Tim Greer,TZG:The edges of the ruin are contained by concrete up-stands in such a way as to amplify the distinctive curved characteristics of the original brick vaults. As part of the technological solution for the re-stabilisation of the roof, a concealed complex slab was bonded to the existing vaults. A concealed tensile structure in the conserved Eastern Chamber supports the elevated landscaped park above, a system invented to avoid the requirement for cross-bracing.
Anton James, JMD Design: Numerous technical problems were encountered as construction progressed and more was learnt about the existing condition of the reservoir, the challenge was to maintain the vision that we began with, to celebrate and retain the romantic qualities of the 19th Century structure.
How important was sustainability in developing the gardens?
Tim Greer,TZG: Sustainability was an integral concern from the beginning of the project. Water is scarce in Australia, having the second lowest rate of rainfall of all continents and the highest consumption rates in the world. Recognising the importance of water management strategies, we negotiated with the local authorities for rainwater to be collected off the neighbouring Paddington Town Hall, then stored underground to irrigate the gardens. Water is stored in tanks below the John Thompson Reserve allowing a unique microclimate to flourish.
Anton James,JMD Design: Sustainability in its broadest sense was at the core of the project. We sought to preserve significant heritage and recycle it for new and future constituencies. Otherwise the project followed the commonly utilised avenues of sustainability. Roof water was collected from the adjacent town hall for irrigation and pond use, material was salvaged from site and reused.
Was longevity of the project a key factor in the design and creation of the gardens?

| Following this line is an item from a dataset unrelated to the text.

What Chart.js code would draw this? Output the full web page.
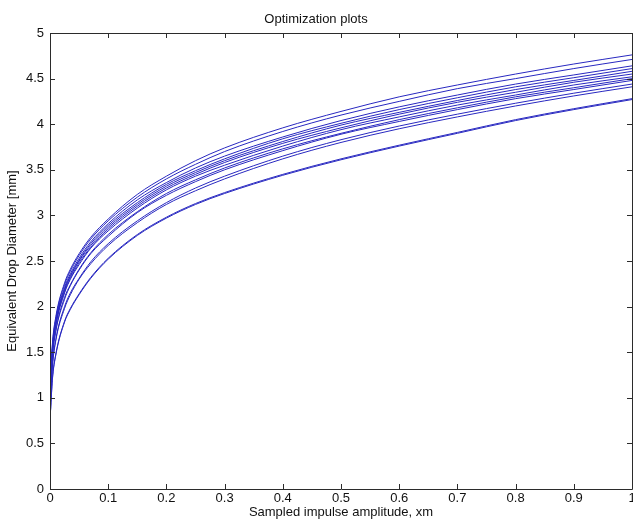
<!DOCTYPE html>
<html>
<head>
<meta charset="utf-8">
<title>Optimization plots</title>
<script src="https://cdn.jsdelivr.net/npm/chart.js@4/dist/chart.umd.min.js"></script>
<style>
  html, body { margin: 0; padding: 0; background: #fff; }
  #wrap { width: 633px; height: 525px; position: relative; }
</style>
</head>
<body>
<div id="wrap"><canvas id="optChart"></canvas></div>
<script>
// sampled amplitudes (x) shared by every run
const amplitudes = [0.001, 0.004, 0.01, 0.025, 0.035, 0.05, 0.07, 0.1, 0.15, 0.2, 0.25, 0.3, 0.4, 0.5, 0.6, 0.7, 0.8, 0.9, 1.0];

// equivalent drop diameter [mm] for each optimisation run
const run01 = [1.20, 1.58, 1.89, 2.26, 2.41, 2.58, 2.76, 2.96, 3.23, 3.43, 3.60, 3.74, 3.96, 4.14, 4.30, 4.43, 4.55, 4.66, 4.76];
const run02 = [1.18, 1.56, 1.87, 2.24, 2.39, 2.56, 2.74, 2.94, 3.20, 3.40, 3.56, 3.70, 3.92, 4.10, 4.25, 4.39, 4.50, 4.61, 4.71];
const run03 = [1.16, 1.53, 1.84, 2.21, 2.36, 2.53, 2.71, 2.91, 3.17, 3.36, 3.52, 3.65, 3.86, 4.04, 4.19, 4.32, 4.44, 4.54, 4.64];
const run04 = [1.15, 1.52, 1.83, 2.19, 2.34, 2.51, 2.69, 2.89, 3.14, 3.34, 3.49, 3.62, 3.84, 4.01, 4.16, 4.29, 4.41, 4.51, 4.61];
const run05 = [1.14, 1.51, 1.81, 2.18, 2.33, 2.50, 2.67, 2.87, 3.12, 3.32, 3.47, 3.60, 3.81, 3.99, 4.13, 4.26, 4.38, 4.48, 4.58];
const run06 = [1.13, 1.50, 1.80, 2.16, 2.31, 2.48, 2.65, 2.85, 3.10, 3.30, 3.45, 3.58, 3.79, 3.96, 4.11, 4.24, 4.35, 4.46, 4.55];
const run07 = [1.12, 1.49, 1.79, 2.15, 2.30, 2.46, 2.64, 2.83, 3.08, 3.28, 3.43, 3.55, 3.76, 3.94, 4.08, 4.21, 4.32, 4.43, 4.52];
const run08 = [1.08, 1.44, 1.74, 2.10, 2.24, 2.41, 2.59, 2.79, 3.04, 3.24, 3.39, 3.52, 3.73, 3.90, 4.05, 4.18, 4.30, 4.40, 4.50];
const run09 = [1.07, 1.43, 1.73, 2.08, 2.23, 2.40, 2.58, 2.77, 3.03, 3.22, 3.37, 3.50, 3.71, 3.89, 4.03, 4.16, 4.28, 4.38, 4.48];
const run10 = [1.00, 1.34, 1.64, 2.00, 2.15, 2.31, 2.49, 2.69, 2.94, 3.14, 3.30, 3.43, 3.65, 3.83, 3.98, 4.11, 4.23, 4.34, 4.44];
const run11 = [0.99, 1.33, 1.63, 1.98, 2.13, 2.30, 2.47, 2.67, 2.92, 3.12, 3.27, 3.40, 3.62, 3.80, 3.95, 4.08, 4.20, 4.31, 4.41];
const run12 = [0.86, 1.19, 1.47, 1.83, 1.97, 2.13, 2.31, 2.52, 2.78, 2.97, 3.12, 3.24, 3.44, 3.61, 3.76, 3.90, 4.04, 4.16, 4.27];
const run13 = [0.87, 1.20, 1.48, 1.84, 1.98, 2.14, 2.32, 2.53, 2.79, 2.98, 3.13, 3.25, 3.45, 3.62, 3.77, 3.91, 4.05, 4.17, 4.28];

const runs = [run01, run02, run03, run04, run05, run06, run07, run08, run09, run10, run11, run12, run13];

const xTicks = [0, 0.1, 0.2, 0.3, 0.4, 0.5, 0.6, 0.7, 0.8, 0.9, 1];
const yTicks = [0, 0.5, 1, 1.5, 2, 2.5, 3, 3.5, 4, 4.5, 5];

const FONT = '"Liberation Sans", Arial, Helvetica, sans-serif';
const AXIS_COLOR = '#2b2b2b';
const LINE_COLOR = '#2828c0';

// matlab style box with ticks pointing inward on all four sides
const matlabBox = {
    id: 'matlabBox',
    afterDraw(chart) {
        const { ctx, chartArea: a, scales } = chart;
        const len = 5;
        ctx.save();
        ctx.strokeStyle = AXIS_COLOR;
        ctx.lineWidth = 1;
        ctx.beginPath();
        ctx.rect(Math.round(a.left) + 0.5, Math.round(a.top) + 0.5,
                 Math.round(a.right - a.left), Math.round(a.bottom - a.top));
        scales.x.ticks.forEach(t => {
            const px = Math.round(scales.x.getPixelForValue(t.value)) + 0.5;
            ctx.moveTo(px, a.bottom); ctx.lineTo(px, a.bottom - len);
            ctx.moveTo(px, a.top); ctx.lineTo(px, a.top + len);
        });
        scales.y.ticks.forEach(t => {
            const py = Math.round(scales.y.getPixelForValue(t.value)) + 0.5;
            ctx.moveTo(a.left, py); ctx.lineTo(a.left + len, py);
            ctx.moveTo(a.right, py); ctx.lineTo(a.right - len, py);
        });
        ctx.stroke();
        ctx.restore();
    }
};

const datasets = runs.map((run, i) => ({
    label: 'run ' + (i + 1),
    data: amplitudes.map((x, j) => ({ x: x, y: run[j] })),
    borderColor: LINE_COLOR,
    borderWidth: 1,
    pointRadius: 0,
    fill: false,
    cubicInterpolationMode: 'monotone'
}));

new Chart(document.getElementById('optChart'), {
    type: 'line',
    data: { datasets },
    plugins: [matlabBox],
    options: {
        responsive: true,
        maintainAspectRatio: false,
        animation: false,
        layout: { padding: { left: 0, right: 1, top: 0, bottom: 0 } },
        plugins: {
            legend: { display: false },
            tooltip: { enabled: false },
            title: {
                display: true,
                text: 'Optimization plots',
                color: '#111',
                font: { family: FONT, size: 13, weight: 'normal' },
                padding: { top: 12, bottom: 5.4 }
            }
        },
        scales: {
            x: {
                type: 'linear',
                min: 0,
                max: 1,
                afterBuildTicks: s => { s.ticks = xTicks.map(v => ({ value: v })); },
                afterFit: s => { s.height = 36; s.paddingLeft = 0; s.paddingRight = 0; },
                grid: { display: false, drawTicks: false },
                border: { display: false },
                ticks: {
                    color: '#111',
                    padding: 2,
                    maxRotation: 0,
                    font: { family: FONT, size: 13 },
                    callback: v => String(v)
                },
                title: {
                    display: true,
                    text: 'Sampled impulse amplitude, xm',
                    color: '#111',
                    font: { family: FONT, size: 13 },
                    padding: { top: 0, bottom: 5 }
                }
            },
            y: {
                type: 'linear',
                min: 0,
                max: 5,
                afterBuildTicks: s => { s.ticks = yTicks.map(v => ({ value: v })); },
                afterFit: s => { s.width = 50; },
                grid: { display: false, drawTicks: false },
                border: { display: false },
                ticks: {
                    color: '#111',
                    padding: 6,
                    font: { family: FONT, size: 13 },
                    callback: v => String(v)
                },
                title: {
                    display: true,
                    text: 'Equivalent Drop Diameter [mm]',
                    color: '#111',
                    font: { family: FONT, size: 13 },
                    padding: { top: 5, bottom: 0 }
                }
            }
        }
    }
});
</script>
</body>
</html>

Tim Greer, TZG: For every one tonne of steel, 5 tonnes of CO2 are released into the atmosphere. The existing structure contained thousands of tonnes of material waiting to be innovatively and thoughtfully reused, benefitting environmental sustainability while engendering the palimpsest necessary to create a vibrant urban space. Paddington Reservoir Gardens celebrates the importance of ‘ruins’ as a means of finding maturity and sustainability in a new city.
Anton James, JMD Design: The long term preservation of the reservoir was central to the project. The reservoir firstly required stabilisation to avoid any further roof collapses and physical degradation. The decision to make a garden in a highly populated part of Sydney gives it a function that will outlive the commercial vagaries and be of service to the community for a long time.
What do you feel is the significance of the Paddington Reservoir Gardens for both the industry and the public?
Tim Greer, TZG:Paddington Reservoir Gardens provides a viable model for adaptive reuse of a utilitarian structure of heritage significance. It advocates conservation over demolition, the clear distinction between new and historic fabric and interpretation of significance. Heritage values are celebrated and inform the design of new interventions. The project presents a unique opportunity to interpret part of Sydney’s early heritage infrastructure, whilst representing Sydney’s contemporary culture in creating an intriguing and engaging public open space.
Anton JMD Design: The project is significant in demonstrating what a committed public client can achieve. It is significant in demonstrating that strong and genuine collaboration can delivery good design. The public has demonstrated through the project's success, that it values heritage, that it values quality and that it values the public realm in the face of the increased commercialisation of our spaces. This project has been successful without a cafe, a shop, or a commercial imperative.